— Start MATERIAL PROVIDED —
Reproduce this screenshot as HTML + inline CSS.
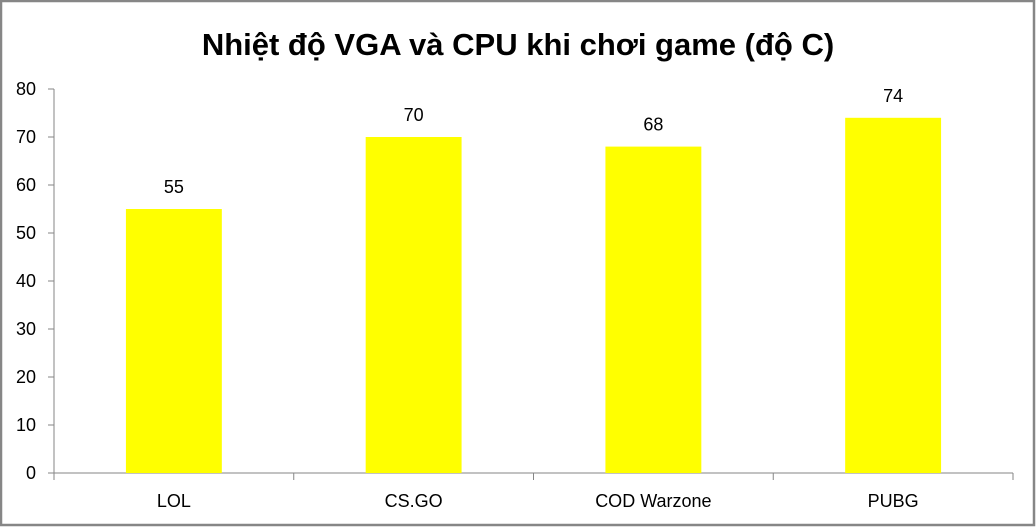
<!DOCTYPE html>
<html><head><meta charset="utf-8"><style>
body{margin:0;background:#fff;}
svg{display:block;font-family:"Liberation Sans",sans-serif;}
</style></head><body>
<svg id="chart" width="1036" height="527">
<rect x="1" y="1" width="1033" height="524" fill="#fff" stroke="#868686" stroke-width="2.5"/>
<text x="518" y="55" text-anchor="middle" font-size="31" font-weight="bold" fill="#000">Nhiệt độ VGA và CPU khi chơi game (độ C)</text>
<g id="axes"></g>
<g id="bars"></g>
</svg>
<script>
const categories = ["LOL","CS.GO","COD Warzone","PUBG"];
const values = [55,70,68,74];
const yTicks = [0,10,20,30,40,50,60,70,80];
const X0=54, X1=1013, Y0=473, Y1=89, YMAX=80;
const NS="http://www.w3.org/2000/svg";
function y(v){return Y0-(v/YMAX)*(Y0-Y1);}
const bw=(X1-X0)/categories.length;
function xc(i){return X0+bw*(i+0.5);}
const axes=document.getElementById('axes'), bars=document.getElementById('bars');
function mk(tag,attrs,parent){const e=document.createElementNS(NS,tag);for(const k in attrs)e.setAttribute(k,attrs[k]);parent.appendChild(e);return e;}
yTicks.forEach(t=>{
  const l=mk('line',{x1:X0-6,x2:X0,y1:y(t),y2:y(t),stroke:'#868686'},axes);
  
  
  const tx=mk('text',{x:X0-18,y:y(t)+6,'text-anchor':'end','font-size':18,fill:'#000'},axes);
  tx.textContent=t;
  
  
});
const ya=mk('line',{x1:X0,x2:X0,y1:Y1,y2:Y0,stroke:'#868686'},axes);


const xa=mk('line',{x1:X0,x2:X1,y1:Y0,y2:Y0,stroke:'#868686'},axes);


for(let i=0;i<=categories.length;i++){
  const t=mk('line',{x1:X0+bw*i,x2:X0+bw*i,y1:Y0,y2:Y0+7,stroke:'#868686'},axes);
  
  
}
categories.forEach((c,i)=>{
  const w=bw*0.4;
  const r=mk('rect',{x:xc(i)-w/2,y:y(values[i]),width:w,height:Y0-y(values[i]),fill:'#ffff00'},bars);
  
  
  const v=mk('text',{x:xc(i),y:y(values[i])-16,'text-anchor':'middle','font-size':18,fill:'#000'},bars);
  v.textContent=values[i];
  
  
  const lb=mk('text',{x:xc(i),y:Y0+34,'text-anchor':'middle','font-size':18,fill:'#000'},bars);
  lb.textContent=c;
  
  
});
</script>
</body></html>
— End MATERIAL PROVIDED —
TASK TO CARRY OUT → Return the listing above in full and without alteration, excluding its pictures.

THE ANSWER →
Reproduce this screenshot as HTML + inline CSS.
<!DOCTYPE html>
<html><head><meta charset="utf-8"><style>
body{margin:0;background:#fff;}
svg{display:block;font-family:"Liberation Sans",sans-serif;}
</style></head><body>
<svg id="chart" width="1036" height="527">
<rect x="1" y="1" width="1033" height="524" fill="#fff" stroke="#868686" stroke-width="2.5"/>
<text x="518" y="55" text-anchor="middle" font-size="31" font-weight="bold" fill="#000">Nhiệt độ VGA và CPU khi chơi game (độ C)</text>
<g id="axes"></g>
<g id="bars"></g>
</svg>
<script>
const categories = ["LOL","CS.GO","COD Warzone","PUBG"];
const values = [55,70,68,74];
const yTicks = [0,10,20,30,40,50,60,70,80];
const X0=54, X1=1013, Y0=473, Y1=89, YMAX=80;
const NS="http://www.w3.org/2000/svg";
function y(v){return Y0-(v/YMAX)*(Y0-Y1);}
const bw=(X1-X0)/categories.length;
function xc(i){return X0+bw*(i+0.5);}
const axes=document.getElementById('axes'), bars=document.getElementById('bars');
function mk(tag,attrs,parent){const e=document.createElementNS(NS,tag);for(const k in attrs)e.setAttribute(k,attrs[k]);parent.appendChild(e);return e;}
yTicks.forEach(t=>{
  const l=mk('line',{x1:X0-6,x2:X0,y1:y(t),y2:y(t),stroke:'#868686'},axes);
  
  
  const tx=mk('text',{x:X0-18,y:y(t)+6,'text-anchor':'end','font-size':18,fill:'#000'},axes);
  tx.textContent=t;
  
  
});
const ya=mk('line',{x1:X0,x2:X0,y1:Y1,y2:Y0,stroke:'#868686'},axes);


const xa=mk('line',{x1:X0,x2:X1,y1:Y0,y2:Y0,stroke:'#868686'},axes);


for(let i=0;i<=categories.length;i++){
  const t=mk('line',{x1:X0+bw*i,x2:X0+bw*i,y1:Y0,y2:Y0+7,stroke:'#868686'},axes);
  
  
}
categories.forEach((c,i)=>{
  const w=bw*0.4;
  const r=mk('rect',{x:xc(i)-w/2,y:y(values[i]),width:w,height:Y0-y(values[i]),fill:'#ffff00'},bars);
  
  
  const v=mk('text',{x:xc(i),y:y(values[i])-16,'text-anchor':'middle','font-size':18,fill:'#000'},bars);
  v.textContent=values[i];
  
  
  const lb=mk('text',{x:xc(i),y:Y0+34,'text-anchor':'middle','font-size':18,fill:'#000'},bars);
  lb.textContent=c;
  
  
});
</script>
</body></html>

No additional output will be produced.